Exercise instructions
Give all the lines below again, exactly, with no pictures.

= = = = =

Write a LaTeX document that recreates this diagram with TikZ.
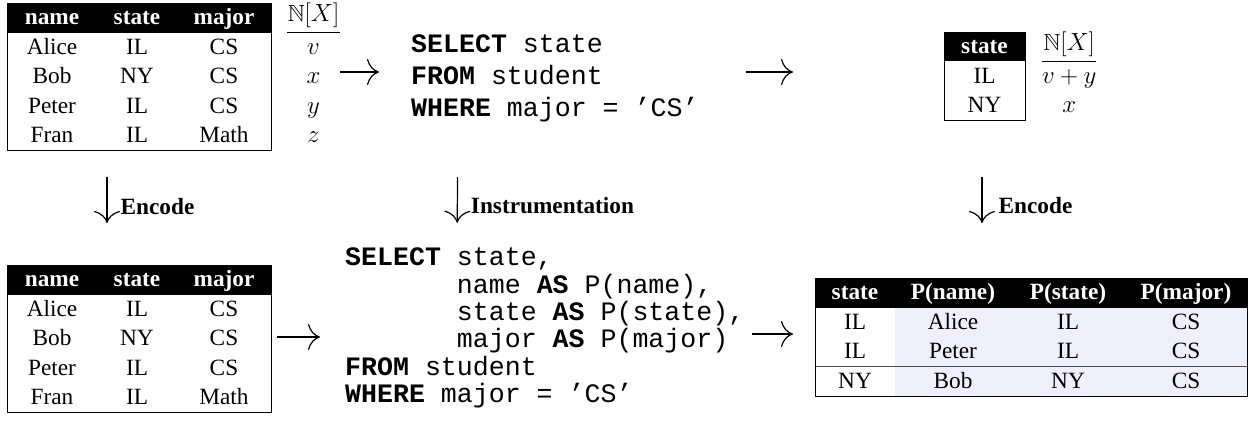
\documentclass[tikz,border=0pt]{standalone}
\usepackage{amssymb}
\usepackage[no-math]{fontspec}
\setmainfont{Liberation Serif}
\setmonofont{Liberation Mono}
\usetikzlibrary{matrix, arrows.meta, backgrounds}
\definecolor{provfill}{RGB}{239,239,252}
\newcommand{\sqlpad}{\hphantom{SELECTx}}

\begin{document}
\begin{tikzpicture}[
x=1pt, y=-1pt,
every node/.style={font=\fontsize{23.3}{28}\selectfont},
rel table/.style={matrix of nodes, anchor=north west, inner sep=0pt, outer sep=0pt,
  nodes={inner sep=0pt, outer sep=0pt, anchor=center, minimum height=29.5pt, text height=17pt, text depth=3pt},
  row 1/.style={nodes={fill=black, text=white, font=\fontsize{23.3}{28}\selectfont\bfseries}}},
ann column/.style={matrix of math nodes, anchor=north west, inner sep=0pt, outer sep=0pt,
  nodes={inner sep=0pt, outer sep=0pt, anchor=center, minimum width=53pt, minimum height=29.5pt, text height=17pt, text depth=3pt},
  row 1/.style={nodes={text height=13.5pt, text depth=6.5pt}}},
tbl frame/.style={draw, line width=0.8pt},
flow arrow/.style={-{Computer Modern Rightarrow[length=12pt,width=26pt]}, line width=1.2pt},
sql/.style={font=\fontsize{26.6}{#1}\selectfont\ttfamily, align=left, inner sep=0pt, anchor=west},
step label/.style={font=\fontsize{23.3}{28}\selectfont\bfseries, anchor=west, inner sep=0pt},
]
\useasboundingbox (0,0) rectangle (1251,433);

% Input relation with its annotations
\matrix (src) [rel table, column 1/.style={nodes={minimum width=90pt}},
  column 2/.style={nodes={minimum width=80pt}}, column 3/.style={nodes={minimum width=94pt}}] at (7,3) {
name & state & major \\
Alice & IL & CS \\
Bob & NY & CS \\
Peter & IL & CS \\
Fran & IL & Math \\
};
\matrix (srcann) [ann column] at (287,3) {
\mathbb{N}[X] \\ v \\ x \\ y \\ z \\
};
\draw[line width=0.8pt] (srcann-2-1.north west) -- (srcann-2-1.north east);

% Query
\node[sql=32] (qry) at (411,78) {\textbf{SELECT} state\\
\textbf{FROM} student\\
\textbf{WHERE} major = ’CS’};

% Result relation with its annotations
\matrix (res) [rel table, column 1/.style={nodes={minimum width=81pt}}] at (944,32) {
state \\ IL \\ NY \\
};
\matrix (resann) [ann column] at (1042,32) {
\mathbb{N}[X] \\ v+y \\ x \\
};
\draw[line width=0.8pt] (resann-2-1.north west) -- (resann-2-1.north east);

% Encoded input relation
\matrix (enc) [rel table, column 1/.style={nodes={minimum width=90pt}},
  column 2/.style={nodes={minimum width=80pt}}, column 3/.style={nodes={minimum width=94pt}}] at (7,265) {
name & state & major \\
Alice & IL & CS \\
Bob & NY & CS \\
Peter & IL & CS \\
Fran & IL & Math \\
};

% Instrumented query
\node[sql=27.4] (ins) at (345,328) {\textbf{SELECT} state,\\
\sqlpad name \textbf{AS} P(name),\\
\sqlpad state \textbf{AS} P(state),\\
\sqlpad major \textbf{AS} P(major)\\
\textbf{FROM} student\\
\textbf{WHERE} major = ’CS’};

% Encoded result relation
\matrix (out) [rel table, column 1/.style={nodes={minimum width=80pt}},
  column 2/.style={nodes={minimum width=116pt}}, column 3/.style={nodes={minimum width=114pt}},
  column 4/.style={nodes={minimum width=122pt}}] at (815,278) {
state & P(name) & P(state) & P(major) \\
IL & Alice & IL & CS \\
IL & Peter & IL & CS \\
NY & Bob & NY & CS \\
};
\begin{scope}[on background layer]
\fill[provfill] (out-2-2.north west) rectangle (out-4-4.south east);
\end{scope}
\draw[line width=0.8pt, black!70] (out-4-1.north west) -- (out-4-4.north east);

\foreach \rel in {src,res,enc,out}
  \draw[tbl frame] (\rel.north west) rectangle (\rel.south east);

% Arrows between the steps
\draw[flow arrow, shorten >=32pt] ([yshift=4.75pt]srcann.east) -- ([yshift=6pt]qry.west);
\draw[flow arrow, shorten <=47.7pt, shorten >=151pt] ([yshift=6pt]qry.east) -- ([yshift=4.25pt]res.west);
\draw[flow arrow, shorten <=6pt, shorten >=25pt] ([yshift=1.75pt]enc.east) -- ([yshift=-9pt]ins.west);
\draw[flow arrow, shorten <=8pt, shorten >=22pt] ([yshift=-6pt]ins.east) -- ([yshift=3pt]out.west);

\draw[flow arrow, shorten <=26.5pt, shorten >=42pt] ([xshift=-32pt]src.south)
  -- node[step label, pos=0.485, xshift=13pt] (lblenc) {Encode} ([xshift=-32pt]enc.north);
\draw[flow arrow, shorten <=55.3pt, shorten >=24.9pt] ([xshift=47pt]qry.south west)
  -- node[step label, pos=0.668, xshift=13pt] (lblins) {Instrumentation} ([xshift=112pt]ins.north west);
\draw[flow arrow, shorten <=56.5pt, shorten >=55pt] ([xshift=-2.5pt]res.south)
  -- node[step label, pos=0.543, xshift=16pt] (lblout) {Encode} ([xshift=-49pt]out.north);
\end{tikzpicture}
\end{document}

= = = = =

Reply to the task
Write a LaTeX document that recreates this diagram with TikZ.
\documentclass[tikz,border=0pt]{standalone}
\usepackage{amssymb}
\usepackage[no-math]{fontspec}
\setmainfont{Liberation Serif}
\setmonofont{Liberation Mono}
\usetikzlibrary{matrix, arrows.meta, backgrounds}
\definecolor{provfill}{RGB}{239,239,252}
\newcommand{\sqlpad}{\hphantom{SELECTx}}

\begin{document}
\begin{tikzpicture}[
x=1pt, y=-1pt,
every node/.style={font=\fontsize{23.3}{28}\selectfont},
rel table/.style={matrix of nodes, anchor=north west, inner sep=0pt, outer sep=0pt,
  nodes={inner sep=0pt, outer sep=0pt, anchor=center, minimum height=29.5pt, text height=17pt, text depth=3pt},
  row 1/.style={nodes={fill=black, text=white, font=\fontsize{23.3}{28}\selectfont\bfseries}}},
ann column/.style={matrix of math nodes, anchor=north west, inner sep=0pt, outer sep=0pt,
  nodes={inner sep=0pt, outer sep=0pt, anchor=center, minimum width=53pt, minimum height=29.5pt, text height=17pt, text depth=3pt},
  row 1/.style={nodes={text height=13.5pt, text depth=6.5pt}}},
tbl frame/.style={draw, line width=0.8pt},
flow arrow/.style={-{Computer Modern Rightarrow[length=12pt,width=26pt]}, line width=1.2pt},
sql/.style={font=\fontsize{26.6}{#1}\selectfont\ttfamily, align=left, inner sep=0pt, anchor=west},
step label/.style={font=\fontsize{23.3}{28}\selectfont\bfseries, anchor=west, inner sep=0pt},
]
\useasboundingbox (0,0) rectangle (1251,433);

% Input relation with its annotations
\matrix (src) [rel table, column 1/.style={nodes={minimum width=90pt}},
  column 2/.style={nodes={minimum width=80pt}}, column 3/.style={nodes={minimum width=94pt}}] at (7,3) {
name & state & major \\
Alice & IL & CS \\
Bob & NY & CS \\
Peter & IL & CS \\
Fran & IL & Math \\
};
\matrix (srcann) [ann column] at (287,3) {
\mathbb{N}[X] \\ v \\ x \\ y \\ z \\
};
\draw[line width=0.8pt] (srcann-2-1.north west) -- (srcann-2-1.north east);

% Query
\node[sql=32] (qry) at (411,78) {\textbf{SELECT} state\\
\textbf{FROM} student\\
\textbf{WHERE} major = ’CS’};

% Result relation with its annotations
\matrix (res) [rel table, column 1/.style={nodes={minimum width=81pt}}] at (944,32) {
state \\ IL \\ NY \\
};
\matrix (resann) [ann column] at (1042,32) {
\mathbb{N}[X] \\ v+y \\ x \\
};
\draw[line width=0.8pt] (resann-2-1.north west) -- (resann-2-1.north east);

% Encoded input relation
\matrix (enc) [rel table, column 1/.style={nodes={minimum width=90pt}},
  column 2/.style={nodes={minimum width=80pt}}, column 3/.style={nodes={minimum width=94pt}}] at (7,265) {
name & state & major \\
Alice & IL & CS \\
Bob & NY & CS \\
Peter & IL & CS \\
Fran & IL & Math \\
};

% Instrumented query
\node[sql=27.4] (ins) at (345,328) {\textbf{SELECT} state,\\
\sqlpad name \textbf{AS} P(name),\\
\sqlpad state \textbf{AS} P(state),\\
\sqlpad major \textbf{AS} P(major)\\
\textbf{FROM} student\\
\textbf{WHERE} major = ’CS’};

% Encoded result relation
\matrix (out) [rel table, column 1/.style={nodes={minimum width=80pt}},
  column 2/.style={nodes={minimum width=116pt}}, column 3/.style={nodes={minimum width=114pt}},
  column 4/.style={nodes={minimum width=122pt}}] at (815,278) {
state & P(name) & P(state) & P(major) \\
IL & Alice & IL & CS \\
IL & Peter & IL & CS \\
NY & Bob & NY & CS \\
};
\begin{scope}[on background layer]
\fill[provfill] (out-2-2.north west) rectangle (out-4-4.south east);
\end{scope}
\draw[line width=0.8pt, black!70] (out-4-1.north west) -- (out-4-4.north east);

\foreach \rel in {src,res,enc,out}
  \draw[tbl frame] (\rel.north west) rectangle (\rel.south east);

% Arrows between the steps
\draw[flow arrow, shorten >=32pt] ([yshift=4.75pt]srcann.east) -- ([yshift=6pt]qry.west);
\draw[flow arrow, shorten <=47.7pt, shorten >=151pt] ([yshift=6pt]qry.east) -- ([yshift=4.25pt]res.west);
\draw[flow arrow, shorten <=6pt, shorten >=25pt] ([yshift=1.75pt]enc.east) -- ([yshift=-9pt]ins.west);
\draw[flow arrow, shorten <=8pt, shorten >=22pt] ([yshift=-6pt]ins.east) -- ([yshift=3pt]out.west);

\draw[flow arrow, shorten <=26.5pt, shorten >=42pt] ([xshift=-32pt]src.south)
  -- node[step label, pos=0.485, xshift=13pt] (lblenc) {Encode} ([xshift=-32pt]enc.north);
\draw[flow arrow, shorten <=55.3pt, shorten >=24.9pt] ([xshift=47pt]qry.south west)
  -- node[step label, pos=0.668, xshift=13pt] (lblins) {Instrumentation} ([xshift=112pt]ins.north west);
\draw[flow arrow, shorten <=56.5pt, shorten >=55pt] ([xshift=-2.5pt]res.south)
  -- node[step label, pos=0.543, xshift=16pt] (lblout) {Encode} ([xshift=-49pt]out.north);
\end{tikzpicture}
\end{document}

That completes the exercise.